The other thing I find of interest in this list is that four of the top six are Asian market CEFs, three focused on emerging market countries (CAF, IIF and TDF) and one on small-cap opportunities. I hope to take a closer look at this set as time allows.
Obviously, there is a lot more to be done on this, but I find this an interesting list of funds for further research. For one thing, funds that I have become interested in recently, and have been widely panned by readers, show up here. That doesn't mean the list is any good, merely that it seems to be validating my own methodologies for seeking out new opportunities. Nor does it mean anything about alternatives to CEFs for meeting the same objectives. Removing income from the mix opens the door to a much larger set of investment options, so anything that may come of this will have to be compared widely to the alternatives beyond CEFs. I'm planning to spend some time digging through this list and seeing what may look interesting. As things turn up, I'll try to bring it up to date.
Disclosure: I am/we are long BIF, PCI, PDI, STK, USA.
I wrote this article myself, and it expresses my own opinions. I am not receiving compensation for it (other than from Seeking Alpha). I have no business relationship with any company whose stock is mentioned in this article.

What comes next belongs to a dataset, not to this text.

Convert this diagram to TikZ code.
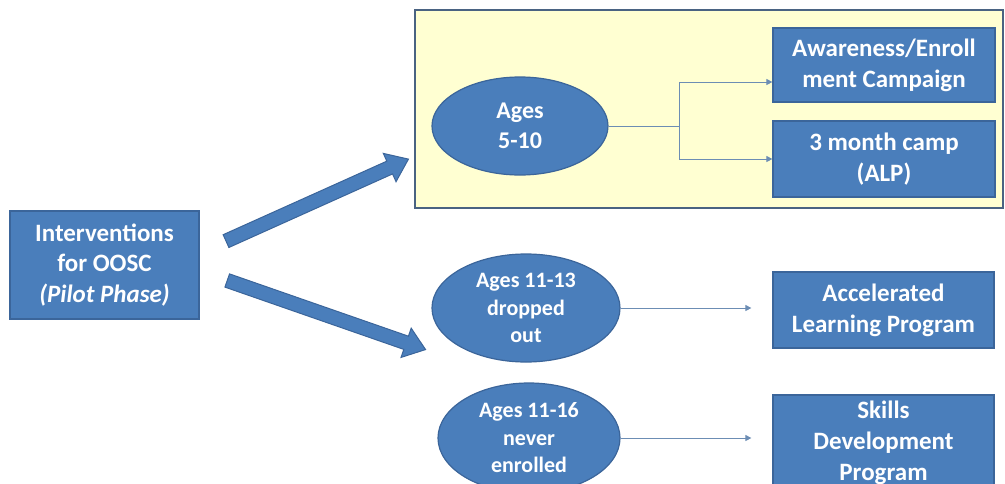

Additional disclosure: I am not an investment professional and nothing I write here should be taken as professional advice. Readers should realize that my writings and thoughts here are my research notebook. Everyone's personal situation is unique. It is the role of finance professionals to provide advice in the contexts of an individual's personal situation. What may be right for my investment goals and risk tolerances may well be quite wrong for someone else. Do your own due diligence. Consult with professionals on your own needs, objectives and tax circumstances before you invest. i do not give advice and ask that readers refrain from asking for it.